After the 1994 Northridge earthquake, Duvall relocated from her Benedict Canyon, Los Angeles home to Blanco, Texas. She subsequently appeared as the vain, over-friendly, but harmless Countess Geminisister to the calculating Gilbert Osmond in Jane Campion's 1996 adaptation of the Henry James novel The Portrait of a Lady. A year later, she played a beatific nun in the comedy film Changing Habits and a besotted, murderous, ostrich-farm owner in Guy Maddin's fourth feature Twilight of the Ice Nymphs. The same year she played Chris Cooper's character's gullible wife who yearns for a better life in Horton Foote's made-for-television film, Alone. Duvall continued to make film and television appearances throughout the late-1990s.

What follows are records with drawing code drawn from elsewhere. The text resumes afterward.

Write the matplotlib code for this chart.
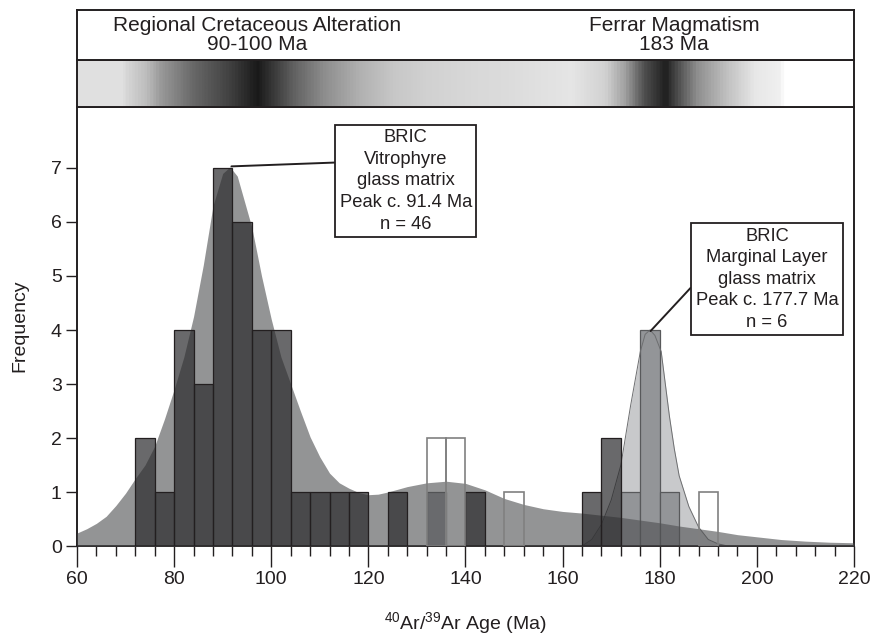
import matplotlib
matplotlib.use("Agg")
import matplotlib.pyplot as plt
import numpy as np
from matplotlib.colors import LinearSegmentedColormap

plt.rcParams["font.family"] = ["Liberation Sans", "DejaVu Sans"]
plt.rcParams["mathtext.default"] = "regular"

INK = "#231f20"

# histogram bins (left edges, 4 Ma wide) and counts
vitro_left = [72, 76, 80, 84, 88, 92, 96, 100, 104, 108, 112, 116, 124, 140, 164, 168]
vitro_count = [2, 1, 4, 3, 7, 6, 4, 4, 1, 1, 1, 1, 1, 1, 1, 2]
margin_left = [132, 172, 176, 180]
margin_count = [1, 1, 4, 1]
open_left = [132, 136, 148, 188]
open_count = [2, 2, 1, 1]
bin_width = 4

# probability density curves (scaled to frequency)
vitro_age = [60, 62, 64, 66, 68, 70, 72, 74, 76, 78, 80, 82, 84, 86, 88, 90, 91.5, 93,
             96, 98, 100, 102, 104, 106, 108, 110, 112, 114, 116, 118, 120, 122, 124,
             126, 128, 132, 136, 140, 144, 148, 152, 156, 160, 164, 168, 172, 176, 180,
             184, 188, 192, 196, 200, 205, 210, 215, 220]
vitro_pdf = [0.24, 0.32, 0.42, 0.55, 0.75, 0.98, 1.25, 1.5, 1.85, 2.35, 2.9, 3.5, 4.25,
             5.2, 6.3, 6.9, 7.02, 6.85, 5.9, 5.0, 4.2, 3.5, 3.0, 2.5, 2.02, 1.65, 1.35,
             1.17, 1.07, 0.99, 0.95, 0.96, 1.0, 1.05, 1.1, 1.17, 1.2, 1.16, 1.04, 0.88,
             0.77, 0.69, 0.64, 0.61, 0.57, 0.53, 0.48, 0.43, 0.37, 0.32, 0.27, 0.21,
             0.17, 0.12, 0.09, 0.07, 0.06]
margin_age = [164, 166, 168, 170, 172, 174, 176, 177, 178, 179, 180.3, 182, 183, 184,
              186, 188, 190, 192, 194]
margin_pdf = [0.0, 0.12, 0.4, 0.85, 1.5, 2.6, 3.6, 3.92, 4.0, 3.9, 3.6, 2.4, 1.8, 1.3,
              0.73, 0.35, 0.12, 0.04, 0.0]

# banner shading stops (age, grey level)
band_age = [60, 69, 70, 74, 77, 84, 91, 97, 104.5, 111, 118, 125, 132, 142, 148, 162,
            169, 173, 177, 181.5, 184, 188, 194, 200, 205, 206, 220]
band_grey = [0.88, 0.88, 0.84, 0.74, 0.6, 0.4, 0.26, 0.1, 0.38, 0.56, 0.69, 0.78, 0.82,
             0.85, 0.86, 0.9, 0.82, 0.63, 0.31, 0.12, 0.31, 0.56, 0.75, 0.91, 0.94, 1.0, 1.0]

fig = plt.figure(figsize=(8.74, 6.36), dpi=100)
ax = fig.add_axes([0.0881, 0.1415, 0.889, 0.6903])
ax_band = fig.add_axes([0.0881, 0.8318, 0.889, 0.0739])
ax_txt = fig.add_axes([0.0881, 0.9057, 0.889, 0.0786])

# --- banner ---
pos = [(a - 60) / 160 for a in band_age]
cmap = LinearSegmentedColormap.from_list("band", list(zip(pos, [(g, g, g) for g in band_grey])))
ramp = np.linspace(60, 220, 1200)[None, :]
ax_band.imshow(ramp, cmap=cmap, vmin=60, vmax=220, extent=[60, 220, 0, 1], aspect="auto")
for a in (ax_band, ax_txt):
    a.set_xlim(60, 220)
    a.set_ylim(0, 1)
    a.set_xticks([])
    a.set_yticks([])
    for s in a.spines.values():
        s.set_linewidth(1.4)
        s.set_color(INK)

ax_txt.text(97, 0.69, "Regional Cretaceous Alteration", ha="center", va="center",
            fontsize=15, color=INK)
ax_txt.text(97, 0.3, "90-100 Ma", ha="center", va="center", fontsize=15, color=INK)
ax_txt.text(183, 0.69, "Ferrar Magmatism", ha="center", va="center", fontsize=15, color=INK)
ax_txt.text(183, 0.3, "183 Ma", ha="center", va="center", fontsize=15, color=INK)

# --- main panel ---
ax.fill_between(margin_age, 0, margin_pdf, color="#c8c9cb", lw=0, zorder=1)
ax.bar(margin_left, margin_count, width=bin_width, align="edge", color="#939598",
       edgecolor="#58595b", linewidth=0.9, zorder=2)
ax.plot(margin_age, margin_pdf, color="#6d6e70", lw=0.7, zorder=2.5)
ax.fill_between(vitro_age, 0, vitro_pdf, color=(79 / 255, 80 / 255, 82 / 255),
                alpha=0.61, lw=0, zorder=3)
ax.bar(vitro_left, vitro_count, width=bin_width, align="edge",
       color=(42 / 255, 42 / 255, 44 / 255, 0.7), edgecolor=INK, linewidth=0.9, zorder=4)
ax.bar(open_left, open_count, width=bin_width, align="edge", facecolor="none",
       edgecolor="#808080", linewidth=1.2, zorder=5)

ax.set_xlim(60, 220)
ax.set_ylim(0, 8.13)
ax.set_xticks(np.arange(60, 221, 20))
ax.set_xticks(np.arange(60, 221, 4), minor=True)
ax.set_yticks(range(0, 8))
ax.tick_params(axis="x", which="major", direction="out", length=15, width=1,
               labelsize=14, pad=3, colors=INK)
ax.tick_params(axis="x", which="minor", direction="out", length=7, width=1, colors=INK)
ax.tick_params(axis="y", which="major", direction="out", length=8, width=1,
               labelsize=14, pad=3, colors=INK)
for s in ax.spines.values():
    s.set_linewidth(1.4)
    s.set_color(INK)

box = dict(boxstyle="square,pad=0.25", facecolor="white", edgecolor=INK, linewidth=1.3)
ax.annotate("BRIC\nVitrophyre\nglass matrix\nPeak c. 91.4 Ma\nn = 46",
            xy=(91.8, 7.03), xytext=(127.7, 6.76), ha="center", va="center",
            fontsize=13.2, color=INK, linespacing=1.35, bbox=box, zorder=6,
            arrowprops=dict(arrowstyle="-", color=INK, lw=1.4, relpos=(0, 0.68),
                            shrinkA=0, shrinkB=0))
ax.annotate("BRIC\nMarginal Layer\nglass matrix\nPeak c. 177.7 Ma\nn = 6",
            xy=(178.1, 3.98), xytext=(202.1, 4.94), ha="center", va="center",
            fontsize=13.2, color=INK, linespacing=1.35, bbox=box, zorder=6,
            arrowprops=dict(arrowstyle="-", color=INK, lw=1.4, relpos=(0, 0.47),
                            shrinkA=0, shrinkB=0))

fig.text(20 / 874, 1 - 326 / 636, "Frequency", rotation=90, ha="center", va="center",
         fontsize=14, color=INK)
fig.text(465 / 874, 1 - 623 / 636, r"$^{40}$Ar/$^{39}$Ar Age (Ma)", ha="center",
         va="center", fontsize=14, color=INK)

fig.savefig("out.png", dpi=100)
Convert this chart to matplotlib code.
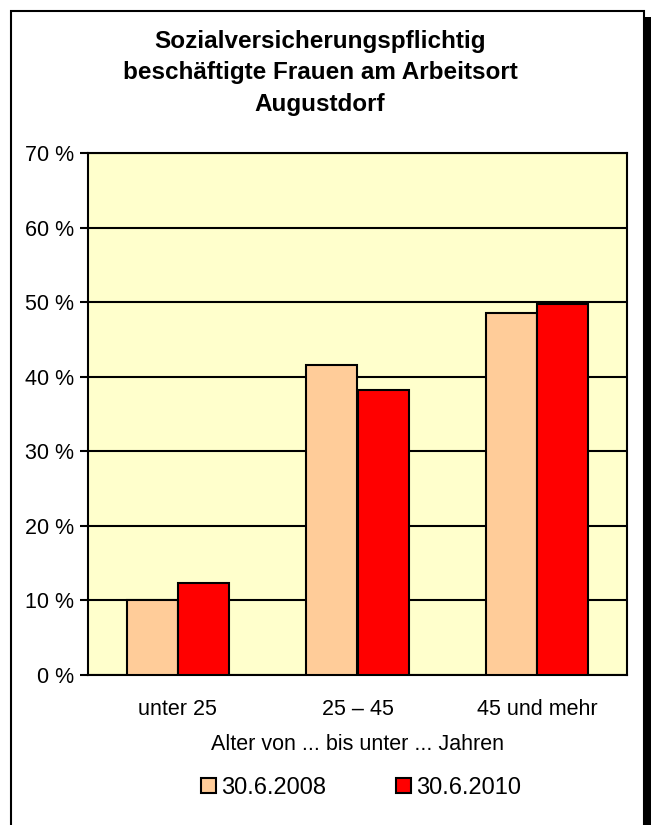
import matplotlib.pyplot as plt
import numpy as np
from matplotlib.patches import Rectangle

plt.rcParams['font.family'] = ['Liberation Sans', 'DejaVu Sans']

categories = ["unter 25", "25 – 45", "45 und mehr"]
series_names = ["30.6.2008", "30.6.2010"]
vals_2008 = [10.1, 41.6, 48.5]
vals_2010 = [12.3, 38.2, 49.7]
colors = ["#ffcc99", "#ff0000"]

W, H = 651, 825
fig = plt.figure(figsize=(W / 100, H / 100), dpi=100)
fig.patch.set_facecolor("white")

# frame with shadow on the right
fig.add_artist(Rectangle((11 / W, -0.01), (644 - 11) / W, (H - 11) / H + 0.01,
                         transform=fig.transFigure, fill=False, edgecolor="black", lw=1.5))
fig.add_artist(Rectangle((644 / W, -0.01), 7 / W, (H - 17) / H + 0.01,
                         transform=fig.transFigure, facecolor="black", edgecolor="none"))

ax = fig.add_axes([88 / W, 1 - 675 / H, (627 - 88) / W, (675 - 153) / H])
ax.set_facecolor("#ffffcc")

x = np.arange(len(categories))
bw = 0.285
ax.bar(x - bw / 2, vals_2008, bw, color=colors[0], edgecolor="black", lw=1.5,
       label=series_names[0], zorder=3)
ax.bar(x + bw / 2, vals_2010, bw, color=colors[1], edgecolor="black", lw=1.5,
       label=series_names[1], zorder=3)

ax.set_xlim(-0.5, 2.5)
ax.set_ylim(0, 70)
ax.set_yticks(range(0, 71, 10))
ax.set_yticklabels([f"{v} %" for v in range(0, 71, 10)], fontsize=15.5)
ax.yaxis.grid(True, color="black", lw=1.5, zorder=1)
ax.set_xticks(x)
ax.set_xticklabels(categories, fontsize=15.5)
ax.tick_params(axis="x", length=0, pad=17)
ax.tick_params(axis="y", length=6, width=1.5, pad=4)
for s in ax.spines.values():
    s.set_linewidth(1.5)

ax.set_xlabel("Alter von ... bis unter ... Jahren", fontsize=15.5, labelpad=10)

fig.text(320 / W, 1 - 73 / H,
         "Sozialversicherungspflichtig\nbeschäftigte Frauen am Arbeitsort\nAugustdorf",
         ha="center", va="center", fontsize=17.5, fontweight="bold", linespacing=1.45)

fig.legend(loc="center", bbox_to_anchor=(361 / W, 1 - 788 / H), ncol=2, frameon=False,
           fontsize=17, handlelength=0.65, handleheight=0.6, handletextpad=0.2,
           columnspacing=2.95)

fig.savefig("out.png", dpi=100)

In 1998, she played Drew Barrymore's mother in the comedy Home Fries and Hilary Duff's aunt in the direct-to-video children's film Casper Meets Wendy. Near the end of the decade, she returned to the horror genre with a minor roles in Tale of the Mummy, co-starring Christopher Lee and Gerard Butler, and The 4th Floor, co-starring Juliette Lewis.
In the 2000s, Duvall accepted minor roles, including the mother of Matthew Lawrence's character in the horror-comedy Boltneck and Haylie Duff's aunt in the independent family film Dreams in the Attic, which was sold to the Disney Channel but was never released. Her most recent acting appearance was a small role in the 2002 independent film Manna from Heaven.
Duvall has lived out of public view since her retirement in 2002. In November 2016, USA Today reported that she appeared to be suffering from mental illness. A segment featuring Duvall on Dr. Phil in 2016 drew significant criticism from the public, with many suggesting that Shelley Duvall's mental illness was being exploited. In the segment, she refused the offered treatment.